Given task
Write out the material exactly. Do not include the pictures.

Data section
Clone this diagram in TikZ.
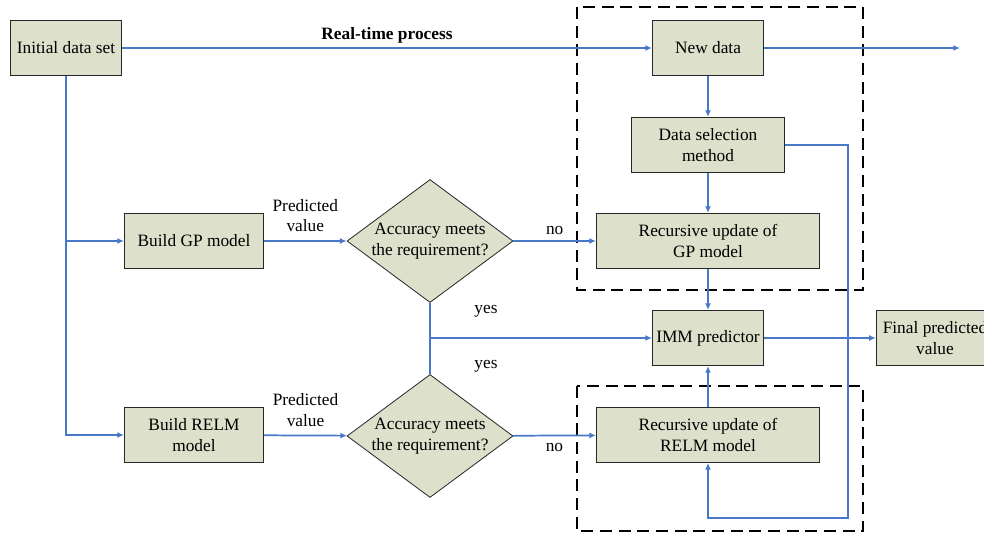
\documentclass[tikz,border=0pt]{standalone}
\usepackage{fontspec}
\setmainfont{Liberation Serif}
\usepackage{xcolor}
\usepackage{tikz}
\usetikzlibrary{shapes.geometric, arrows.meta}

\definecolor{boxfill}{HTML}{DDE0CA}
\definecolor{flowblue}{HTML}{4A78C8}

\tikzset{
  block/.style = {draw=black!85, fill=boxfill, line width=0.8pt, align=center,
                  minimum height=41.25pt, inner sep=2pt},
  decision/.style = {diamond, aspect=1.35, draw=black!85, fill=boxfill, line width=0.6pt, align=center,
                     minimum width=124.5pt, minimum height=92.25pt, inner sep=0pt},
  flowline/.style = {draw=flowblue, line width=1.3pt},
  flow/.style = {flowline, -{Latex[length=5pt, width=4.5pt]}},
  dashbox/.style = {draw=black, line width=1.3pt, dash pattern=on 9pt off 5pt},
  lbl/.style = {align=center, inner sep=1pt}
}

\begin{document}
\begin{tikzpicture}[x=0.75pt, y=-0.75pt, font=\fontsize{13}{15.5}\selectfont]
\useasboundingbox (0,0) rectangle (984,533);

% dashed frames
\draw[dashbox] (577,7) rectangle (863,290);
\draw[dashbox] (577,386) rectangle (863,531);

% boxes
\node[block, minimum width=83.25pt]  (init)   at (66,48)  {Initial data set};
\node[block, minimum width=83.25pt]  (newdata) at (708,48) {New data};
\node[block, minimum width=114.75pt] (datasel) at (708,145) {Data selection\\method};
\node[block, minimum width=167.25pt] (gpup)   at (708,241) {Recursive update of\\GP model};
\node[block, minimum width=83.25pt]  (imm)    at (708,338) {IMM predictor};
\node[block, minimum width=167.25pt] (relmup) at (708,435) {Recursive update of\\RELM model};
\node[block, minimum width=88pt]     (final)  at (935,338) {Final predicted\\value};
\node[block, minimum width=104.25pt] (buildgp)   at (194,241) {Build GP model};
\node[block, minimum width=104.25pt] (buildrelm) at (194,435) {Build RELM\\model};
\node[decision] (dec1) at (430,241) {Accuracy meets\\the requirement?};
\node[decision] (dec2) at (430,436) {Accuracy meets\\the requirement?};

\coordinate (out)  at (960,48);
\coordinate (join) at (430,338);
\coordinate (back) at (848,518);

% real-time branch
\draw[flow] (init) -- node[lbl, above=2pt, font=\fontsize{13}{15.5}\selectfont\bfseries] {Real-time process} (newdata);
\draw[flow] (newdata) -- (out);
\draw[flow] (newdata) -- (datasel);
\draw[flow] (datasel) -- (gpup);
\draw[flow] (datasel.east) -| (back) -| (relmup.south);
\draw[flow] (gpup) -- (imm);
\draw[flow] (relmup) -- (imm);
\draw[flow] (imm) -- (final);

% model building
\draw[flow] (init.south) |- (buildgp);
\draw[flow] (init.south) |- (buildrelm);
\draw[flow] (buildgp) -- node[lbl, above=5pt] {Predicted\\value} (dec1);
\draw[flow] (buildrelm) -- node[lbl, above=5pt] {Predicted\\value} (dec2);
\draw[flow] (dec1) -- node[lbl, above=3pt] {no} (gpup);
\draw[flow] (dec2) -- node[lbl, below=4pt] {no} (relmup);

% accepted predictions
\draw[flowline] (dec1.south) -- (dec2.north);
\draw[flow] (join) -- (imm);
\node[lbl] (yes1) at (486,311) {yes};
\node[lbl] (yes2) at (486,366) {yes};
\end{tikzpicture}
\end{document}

Task result
Clone this diagram in TikZ.
\documentclass[tikz,border=0pt]{standalone}
\usepackage{fontspec}
\setmainfont{Liberation Serif}
\usepackage{xcolor}
\usepackage{tikz}
\usetikzlibrary{shapes.geometric, arrows.meta}

\definecolor{boxfill}{HTML}{DDE0CA}
\definecolor{flowblue}{HTML}{4A78C8}

\tikzset{
  block/.style = {draw=black!85, fill=boxfill, line width=0.8pt, align=center,
                  minimum height=41.25pt, inner sep=2pt},
  decision/.style = {diamond, aspect=1.35, draw=black!85, fill=boxfill, line width=0.6pt, align=center,
                     minimum width=124.5pt, minimum height=92.25pt, inner sep=0pt},
  flowline/.style = {draw=flowblue, line width=1.3pt},
  flow/.style = {flowline, -{Latex[length=5pt, width=4.5pt]}},
  dashbox/.style = {draw=black, line width=1.3pt, dash pattern=on 9pt off 5pt},
  lbl/.style = {align=center, inner sep=1pt}
}

\begin{document}
\begin{tikzpicture}[x=0.75pt, y=-0.75pt, font=\fontsize{13}{15.5}\selectfont]
\useasboundingbox (0,0) rectangle (984,533);

% dashed frames
\draw[dashbox] (577,7) rectangle (863,290);
\draw[dashbox] (577,386) rectangle (863,531);

% boxes
\node[block, minimum width=83.25pt]  (init)   at (66,48)  {Initial data set};
\node[block, minimum width=83.25pt]  (newdata) at (708,48) {New data};
\node[block, minimum width=114.75pt] (datasel) at (708,145) {Data selection\\method};
\node[block, minimum width=167.25pt] (gpup)   at (708,241) {Recursive update of\\GP model};
\node[block, minimum width=83.25pt]  (imm)    at (708,338) {IMM predictor};
\node[block, minimum width=167.25pt] (relmup) at (708,435) {Recursive update of\\RELM model};
\node[block, minimum width=88pt]     (final)  at (935,338) {Final predicted\\value};
\node[block, minimum width=104.25pt] (buildgp)   at (194,241) {Build GP model};
\node[block, minimum width=104.25pt] (buildrelm) at (194,435) {Build RELM\\model};
\node[decision] (dec1) at (430,241) {Accuracy meets\\the requirement?};
\node[decision] (dec2) at (430,436) {Accuracy meets\\the requirement?};

\coordinate (out)  at (960,48);
\coordinate (join) at (430,338);
\coordinate (back) at (848,518);

% real-time branch
\draw[flow] (init) -- node[lbl, above=2pt, font=\fontsize{13}{15.5}\selectfont\bfseries] {Real-time process} (newdata);
\draw[flow] (newdata) -- (out);
\draw[flow] (newdata) -- (datasel);
\draw[flow] (datasel) -- (gpup);
\draw[flow] (datasel.east) -| (back) -| (relmup.south);
\draw[flow] (gpup) -- (imm);
\draw[flow] (relmup) -- (imm);
\draw[flow] (imm) -- (final);

% model building
\draw[flow] (init.south) |- (buildgp);
\draw[flow] (init.south) |- (buildrelm);
\draw[flow] (buildgp) -- node[lbl, above=5pt] {Predicted\\value} (dec1);
\draw[flow] (buildrelm) -- node[lbl, above=5pt] {Predicted\\value} (dec2);
\draw[flow] (dec1) -- node[lbl, above=3pt] {no} (gpup);
\draw[flow] (dec2) -- node[lbl, below=4pt] {no} (relmup);

% accepted predictions
\draw[flowline] (dec1.south) -- (dec2.north);
\draw[flow] (join) -- (imm);
\node[lbl] (yes1) at (486,311) {yes};
\node[lbl] (yes2) at (486,366) {yes};
\end{tikzpicture}
\end{document}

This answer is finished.